◆ **What the task asks**: Pictures aside, repeat every entry exactly.

Plotting code records:
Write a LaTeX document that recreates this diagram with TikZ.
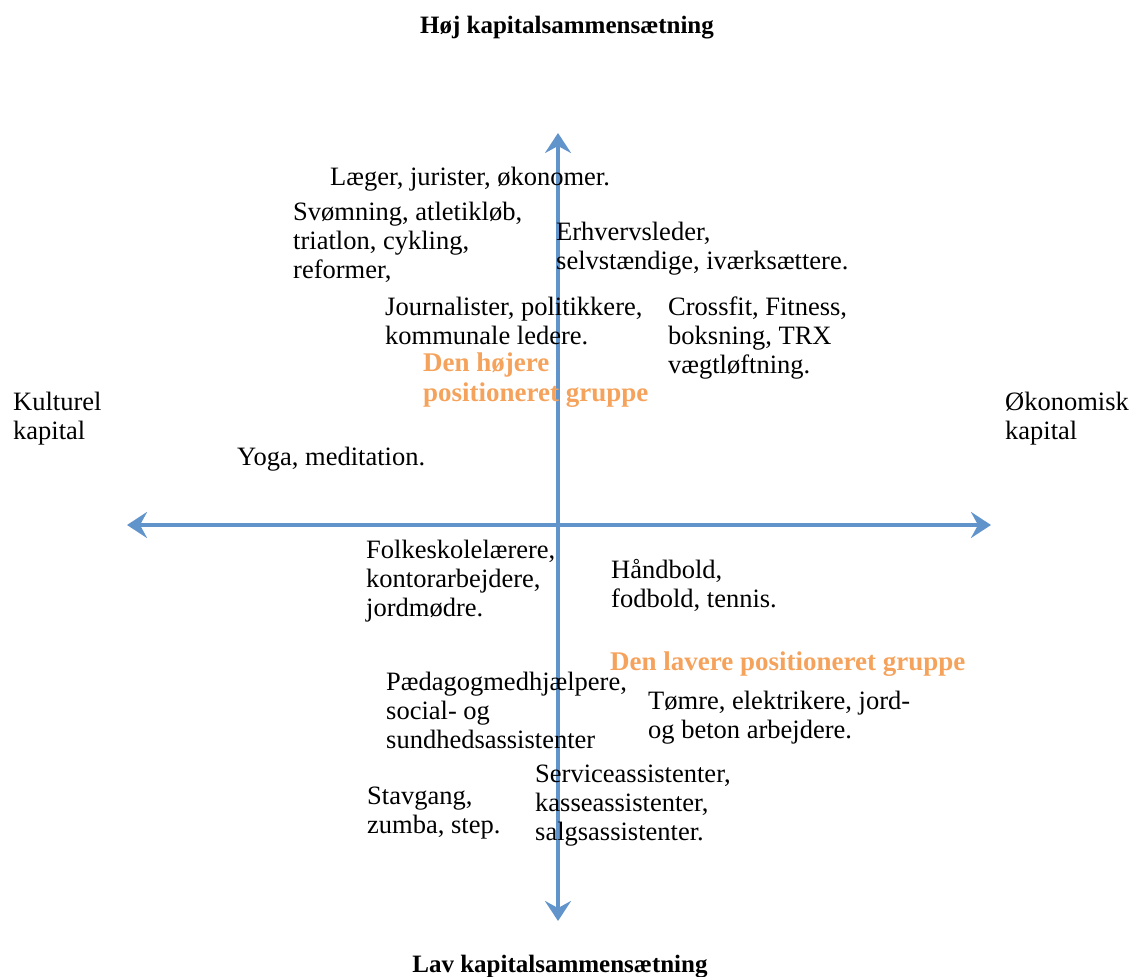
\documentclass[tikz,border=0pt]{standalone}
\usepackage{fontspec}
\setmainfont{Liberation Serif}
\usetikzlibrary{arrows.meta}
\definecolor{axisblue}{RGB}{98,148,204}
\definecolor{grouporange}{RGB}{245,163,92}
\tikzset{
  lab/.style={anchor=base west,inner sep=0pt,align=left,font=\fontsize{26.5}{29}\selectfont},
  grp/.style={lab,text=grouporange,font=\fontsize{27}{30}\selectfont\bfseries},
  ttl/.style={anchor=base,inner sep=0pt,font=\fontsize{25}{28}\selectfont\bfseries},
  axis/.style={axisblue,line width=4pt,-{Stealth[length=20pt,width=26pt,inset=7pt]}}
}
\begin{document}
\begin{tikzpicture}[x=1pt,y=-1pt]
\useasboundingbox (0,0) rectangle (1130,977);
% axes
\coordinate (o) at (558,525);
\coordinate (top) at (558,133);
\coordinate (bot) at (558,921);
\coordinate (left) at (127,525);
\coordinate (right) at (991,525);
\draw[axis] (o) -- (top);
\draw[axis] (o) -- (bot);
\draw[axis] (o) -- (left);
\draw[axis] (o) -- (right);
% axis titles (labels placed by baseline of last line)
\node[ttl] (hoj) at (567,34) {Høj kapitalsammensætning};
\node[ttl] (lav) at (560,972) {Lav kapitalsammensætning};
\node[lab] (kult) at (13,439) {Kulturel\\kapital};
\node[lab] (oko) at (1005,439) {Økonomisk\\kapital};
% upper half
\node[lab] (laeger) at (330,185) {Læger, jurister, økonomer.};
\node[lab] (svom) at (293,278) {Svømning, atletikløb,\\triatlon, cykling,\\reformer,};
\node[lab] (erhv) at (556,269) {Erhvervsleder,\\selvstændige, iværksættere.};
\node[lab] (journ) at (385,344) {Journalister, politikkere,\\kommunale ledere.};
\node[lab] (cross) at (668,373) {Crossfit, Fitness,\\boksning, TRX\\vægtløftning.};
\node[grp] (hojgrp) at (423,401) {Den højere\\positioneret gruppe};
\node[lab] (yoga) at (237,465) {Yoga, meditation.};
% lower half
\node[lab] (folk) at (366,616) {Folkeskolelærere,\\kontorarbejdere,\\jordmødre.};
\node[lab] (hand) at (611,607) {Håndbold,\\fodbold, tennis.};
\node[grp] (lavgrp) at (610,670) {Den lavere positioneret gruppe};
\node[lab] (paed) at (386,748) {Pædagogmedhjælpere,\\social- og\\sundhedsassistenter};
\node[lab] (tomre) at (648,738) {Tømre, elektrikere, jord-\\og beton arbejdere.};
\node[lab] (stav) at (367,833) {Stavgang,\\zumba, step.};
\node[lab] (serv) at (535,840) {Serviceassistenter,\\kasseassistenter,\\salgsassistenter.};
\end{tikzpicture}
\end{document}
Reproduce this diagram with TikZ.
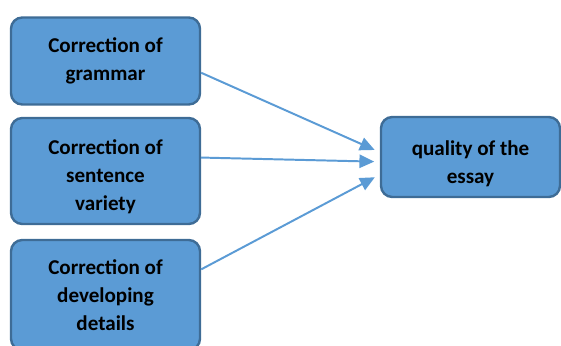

◆ **Solution for this problem**:
Write a LaTeX document that recreates this diagram with TikZ.
\documentclass[tikz,border=0pt]{standalone}
\usepackage{fontspec}
\setmainfont{Liberation Serif}
\usetikzlibrary{arrows.meta}
\definecolor{axisblue}{RGB}{98,148,204}
\definecolor{grouporange}{RGB}{245,163,92}
\tikzset{
  lab/.style={anchor=base west,inner sep=0pt,align=left,font=\fontsize{26.5}{29}\selectfont},
  grp/.style={lab,text=grouporange,font=\fontsize{27}{30}\selectfont\bfseries},
  ttl/.style={anchor=base,inner sep=0pt,font=\fontsize{25}{28}\selectfont\bfseries},
  axis/.style={axisblue,line width=4pt,-{Stealth[length=20pt,width=26pt,inset=7pt]}}
}
\begin{document}
\begin{tikzpicture}[x=1pt,y=-1pt]
\useasboundingbox (0,0) rectangle (1130,977);
% axes
\coordinate (o) at (558,525);
\coordinate (top) at (558,133);
\coordinate (bot) at (558,921);
\coordinate (left) at (127,525);
\coordinate (right) at (991,525);
\draw[axis] (o) -- (top);
\draw[axis] (o) -- (bot);
\draw[axis] (o) -- (left);
\draw[axis] (o) -- (right);
% axis titles (labels placed by baseline of last line)
\node[ttl] (hoj) at (567,34) {Høj kapitalsammensætning};
\node[ttl] (lav) at (560,972) {Lav kapitalsammensætning};
\node[lab] (kult) at (13,439) {Kulturel\\kapital};
\node[lab] (oko) at (1005,439) {Økonomisk\\kapital};
% upper half
\node[lab] (laeger) at (330,185) {Læger, jurister, økonomer.};
\node[lab] (svom) at (293,278) {Svømning, atletikløb,\\triatlon, cykling,\\reformer,};
\node[lab] (erhv) at (556,269) {Erhvervsleder,\\selvstændige, iværksættere.};
\node[lab] (journ) at (385,344) {Journalister, politikkere,\\kommunale ledere.};
\node[lab] (cross) at (668,373) {Crossfit, Fitness,\\boksning, TRX\\vægtløftning.};
\node[grp] (hojgrp) at (423,401) {Den højere\\positioneret gruppe};
\node[lab] (yoga) at (237,465) {Yoga, meditation.};
% lower half
\node[lab] (folk) at (366,616) {Folkeskolelærere,\\kontorarbejdere,\\jordmødre.};
\node[lab] (hand) at (611,607) {Håndbold,\\fodbold, tennis.};
\node[grp] (lavgrp) at (610,670) {Den lavere positioneret gruppe};
\node[lab] (paed) at (386,748) {Pædagogmedhjælpere,\\social- og\\sundhedsassistenter};
\node[lab] (tomre) at (648,738) {Tømre, elektrikere, jord-\\og beton arbejdere.};
\node[lab] (stav) at (367,833) {Stavgang,\\zumba, step.};
\node[lab] (serv) at (535,840) {Serviceassistenter,\\kasseassistenter,\\salgsassistenter.};
\end{tikzpicture}
\end{document}
Reproduce this diagram with TikZ.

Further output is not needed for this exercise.